German IP Steps Up in February Despite Downward Revisions and 12-Month Drop
by Robert Brusca  April 9, 2015

German economic data have become a bit more confused recently. Yesterday German orders data were decisively downbeat with what leadership there was coming from an unexpected source, the consumer sector. In today's industrial output report, we see German industrial production revised lower so that it is now down year-over-year. While the monthly data show a rebound, trends in orders compared to trends in output do not look they are reporting on the same economy.

In February, output is gaining traction. February output is up mostly on the strength of capital goods where output has jumped by 1.2% after falling by the same 1.2% in January. Intermediate goods output is up by 0.2%, also reversing part of a decline in January.

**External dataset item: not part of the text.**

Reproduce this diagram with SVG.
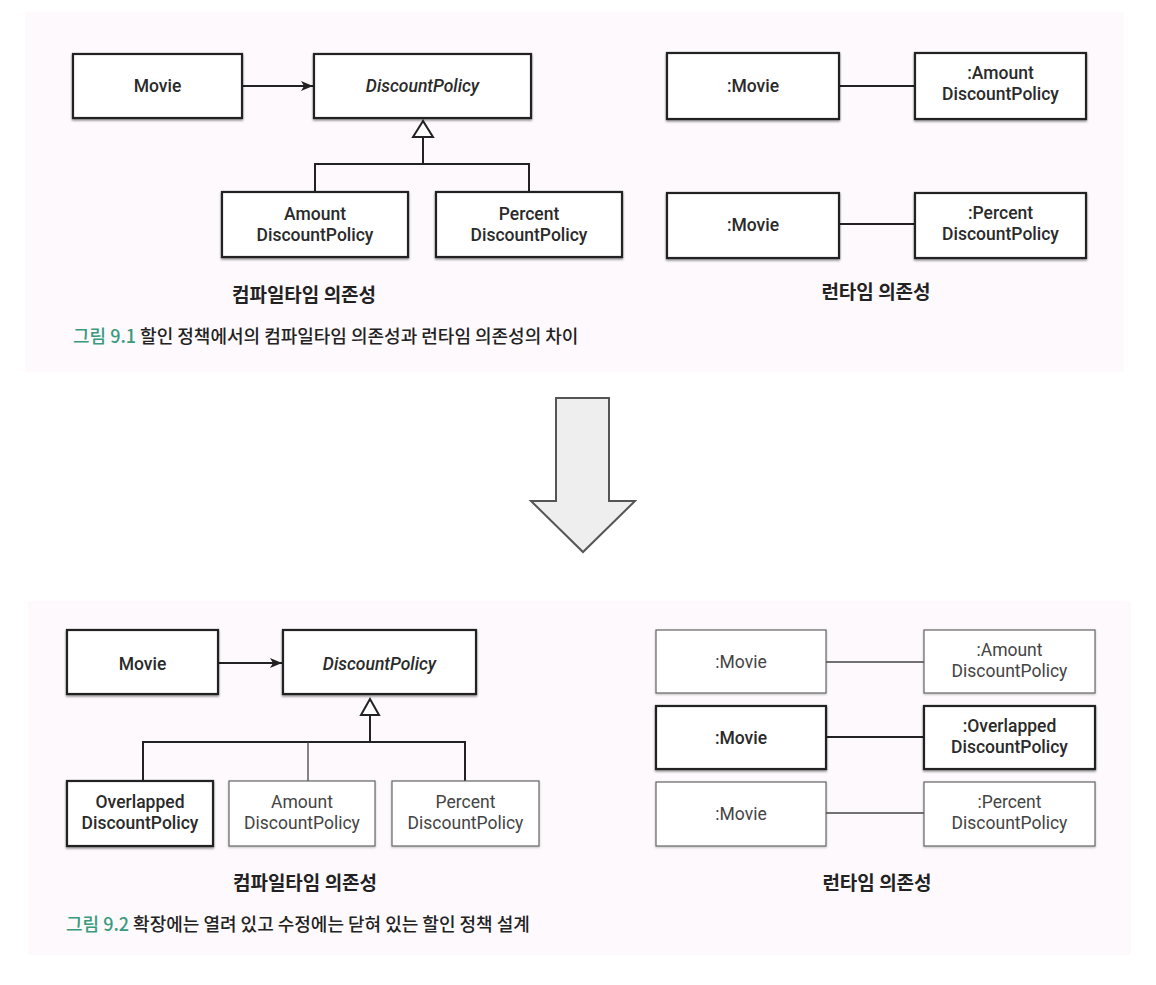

Consumer sector output is lower by 0.3% in February.

Sequential growth rates show output in the capital goods sector up over all horizons, but it is intermediate goods output that is accelerating the most clearly. Output in the consumer sector is declining on all horizons and showing sequential deceleration. This is in stark contrast to the strength reported in the orders for consumer goods in yesterday's report. Also there is a contrast with the growth in capital goods output to the lagging orders for capital goods reported yesterday.

The picture of the German economy simply does not want to resolve itself along clear cut lines. However, in a companion report released today, German trade figures confirm the ongoing strength in German exports through February but also give a bit of a mixed picture on capital goods export trends even as capital goods imports are consistently strong.

The chart, memorializing the year-over-year trends, shows still decelerating tends in play for the output of consumer goods and intermediate goods. Capital goods output growth rates have softened but still hover in positive territory. This is the more or less traditional picture of the German economy being `propped up' by its capital goods sector. That view is more or less in play on the shorter horizon output data too (3-month, 6-month and 12-month) and this is what is different from the picture we get from German factory orders where the consumer sector is doing the propping.

Despite some irregularity and prevarication in the data, we continue to hold an upbeat assessment. We know recent euro area reports have been a bit more solid and we also know that the euro exchange rate has been on a broad weakening trend, a factor that should breathe life into German orders, output and exports. To the extent that these reports are not so clearly on board with the expected strength, we tend to chalk that up to data irregularities and weather effects, but we are also open-minded about the potential for disappointment.

Of course, economic reports in the United States have swung from unexpectedly strong to unexpectedly weak. So what Germany is experiencing is not in isolation. And this is just another reason to be careful to not dismiss reports of unexpected weakness out of hand. The world's major economies are experiencing a good deal of irregularity. China has slowed and is struggling. Japan, having gotten a boost from QE, is still staggering under the backlash from its consumption tax hike. The U.S., an important energy producer, is feeling the downside of lower energy prices on its supply side as well as the blowback from the stronger dollar. In this environment, it is naturel to look for Europe with ongoing currency weakness to get a boost from that. But it is also important to bear in mind that the global economy is still weak and that it may still be a difficult environment in which to sustain strength in output and exports.